А между тем мать Ахиллеса, Фетида замалвливает словечко у самого Зевса, прося у него, чтобы команда ахейцев не выиграла матча до тех пор, пока её сын протирает треники на скамейке запасных. Зевс производит впечатление такого типичного отца семейства, которому на самом деле на всё пофиг. Лишь бы выпить амброзии, да завалиться дрыхнуть. Но семейные дрязги не дают ему расслабиться. У него пол семьи за троянцев, а другая — за ахейцев. И все постоянно досаждают просьбами. И все, как посмотришь, вроде не совсем безосновательны. Как раз Зевса основательно пилит жена Гера, которую Парис тоже прокатил на конкурсе красоты. Её устроит только скорейшая победа троянцев. Без всяких
если и aber. Она так наседает на старика, что тот даже грозит ей рукоприкладством. Как Федул из «Афони». Жену бьёт, сына бьёт... Что ж, порядки у них были довольно архаичные. Процветал сюткинизм. Да уж, Зевс командует облаками, а дома порядок навести не может не прибегая к тумакам. Чем-то это напоминает старый софизм про бога и камень, который он не может поднять... Ситуацию разряжает Гефест. Мы не узнаём что же такого смешного было в том, как он разносил кубки. Ни один из переводов на этот счёт не просвещают. Наверное работать официантом в сандалиях на крыльях не очень удобно. Кончается всё тем, что Зевс с Герой отправляются спать. И спят рядышком. Уточнение неслучайно. Оно говорит больше о раскладе сил, чем все предшествующие стихи.

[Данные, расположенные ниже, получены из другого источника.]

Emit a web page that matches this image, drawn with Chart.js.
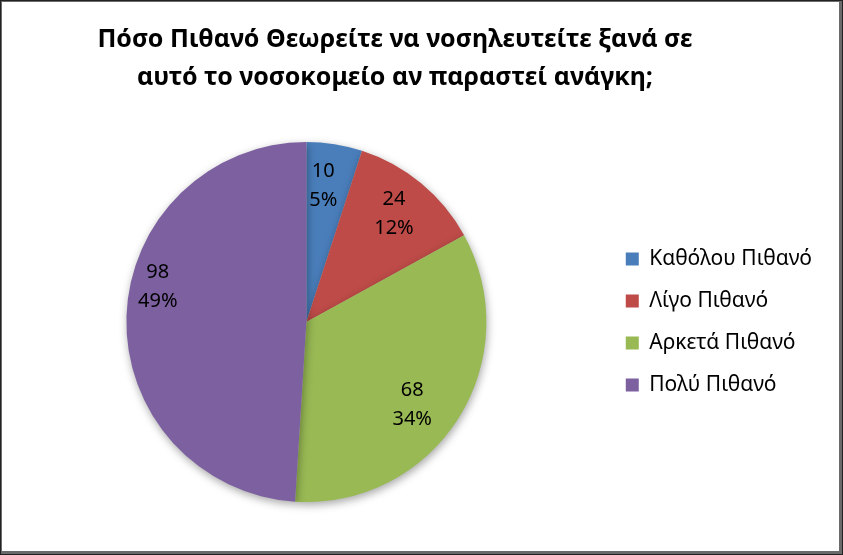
<!DOCTYPE html>
<html>
<head>
<meta charset="utf-8">
<script src="https://cdn.jsdelivr.net/npm/chart.js@4.4.1/dist/chart.umd.min.js"></script>
<style>
  html, body { margin: 0; padding: 0; background: #fff; }
  #wrap {
    position: relative;
    width: 843px;
    height: 555px;
    box-sizing: border-box;
    border-top: 2px solid #6b6b6b;
    border-left: 2px solid #6b6b6b;
    border-right: 4px solid #6b6b6b;
    border-bottom: 4px solid #6b6b6b;
    outline: 1px solid #222;
    outline-offset: -1px;
  }
  canvas { display: block; }
</style>
</head>
<body>
<div id="wrap"><canvas id="pieChart" width="837" height="549"></canvas></div>
<script>
const TITLE_LINES = ['Πόσο Πιθανό Θεωρείτε να νοσηλευτείτε ξανά σε', 'αυτό το νοσοκομείο αν παραστεί ανάγκη;'];
const CATEGORIES = ['Καθόλου Πιθανό', 'Λίγο Πιθανό', 'Αρκετά Πιθανό', 'Πολύ Πιθανό'];
const COUNTS = [10, 24, 68, 98];
const PERCENTS = ['5%', '12%', '34%', '49%'];
const COLORS = ['#4a7ebb', '#be4b48', '#98b954', '#7d60a0'];

const FONT = '"Noto Sans", sans-serif';

// value + percent labels, "best fit" style: radius share and angle nudge (deg) per slice
const LABEL_FIT = [[0.77, -2], [0.78, -1], [0.74, 5], [0.85, 12]];

const sliceLabels = {
  id: 'sliceLabels',
  afterDatasetsDraw(chart) {
    const ctx = chart.ctx;
    const meta = chart.getDatasetMeta(0);
    ctx.save();
    ctx.fillStyle = '#000';
    ctx.font = '20px ' + FONT;
    ctx.textAlign = 'center';
    ctx.textBaseline = 'middle';
    meta.data.forEach((arc, i) => {
      const p = arc.getProps(['x', 'y', 'startAngle', 'endAngle', 'outerRadius']);
      const [share, nudge] = LABEL_FIT[i];
      const mid = (p.startAngle + p.endAngle) / 2 + nudge * Math.PI / 180;
      const r = p.outerRadius * share;
      const cx = p.x + Math.cos(mid) * r;
      const cy = p.y + Math.sin(mid) * r;
      ctx.fillText(String(COUNTS[i]), cx, cy - 13);
      ctx.fillText(PERCENTS[i], cx, cy + 16);
    });
    ctx.restore();
  },
};

// Excel leaves the title a bit left of the chart's middle, so it is drawn here
const chartTitle = {
  id: 'chartTitle',
  afterDraw(chart) {
    const ctx = chart.ctx;
    ctx.save();
    ctx.fillStyle = '#000';
    ctx.font = 'bold 25px ' + FONT;
    ctx.textAlign = 'center';
    ctx.textBaseline = 'middle';
    TITLE_LINES.forEach((line, i) => ctx.fillText(line, 393, 38 + i * 38));
    ctx.restore();
  },
};

// soft shadow under the pie
const pieShadow = {
  id: 'pieShadow',
  beforeDatasetsDraw(chart) {
    const ctx = chart.ctx;
    ctx.save();
    ctx.shadowColor = 'rgba(0,0,0,0.35)';
    ctx.shadowBlur = 8;
    ctx.shadowOffsetX = 1;
    ctx.shadowOffsetY = 3;
  },
  afterDatasetsDraw(chart) {
    chart.ctx.restore();
  },
};

new Chart(document.getElementById('pieChart'), {
  type: 'pie',
  data: {
    labels: CATEGORIES,
    datasets: [{
      data: COUNTS,
      backgroundColor: COLORS,
      borderWidth: 0,
    }],
  },
  options: {
    responsive: false,
    animation: false,
    devicePixelRatio: 1,
    layout: { padding: { left: 6, right: 17, top: 140, bottom: 49 } },
    plugins: {
      title: { display: false },
      legend: {
        position: 'right',
        labels: {
          color: '#000',
          font: { family: FONT, size: 21 },
          boxWidth: 13,
          boxHeight: 13,
          padding: 21,
        },
      },
      tooltip: { enabled: false },
    },
  },
  plugins: [pieShadow, sliceLabels, chartTitle],
});
</script>
</body>
</html>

В целом, прочитав первую песнь, мы с трудом, но освоились в хитросплетениях сюжета. Поняли кто какую линию гнёт, кто на кого обижен. Кто кому хвост прищемил. Многовато витиеватой болтовни и пока ещё чудным кажется гнедичевский волапюк. Французский текст поражает кристальной и благородной ясностью классического языка. А вот немецкий после нагромождений Гнедича кажется каким-то репортажем с футбольного матча. Он более приземлённый. Но информация во всех переводах одна. И это поистине чудо!
Кажется мы в начале захватывающей Санта-Барбары. Только бы вспомнить кто кого и при каких обстоятельствах родил.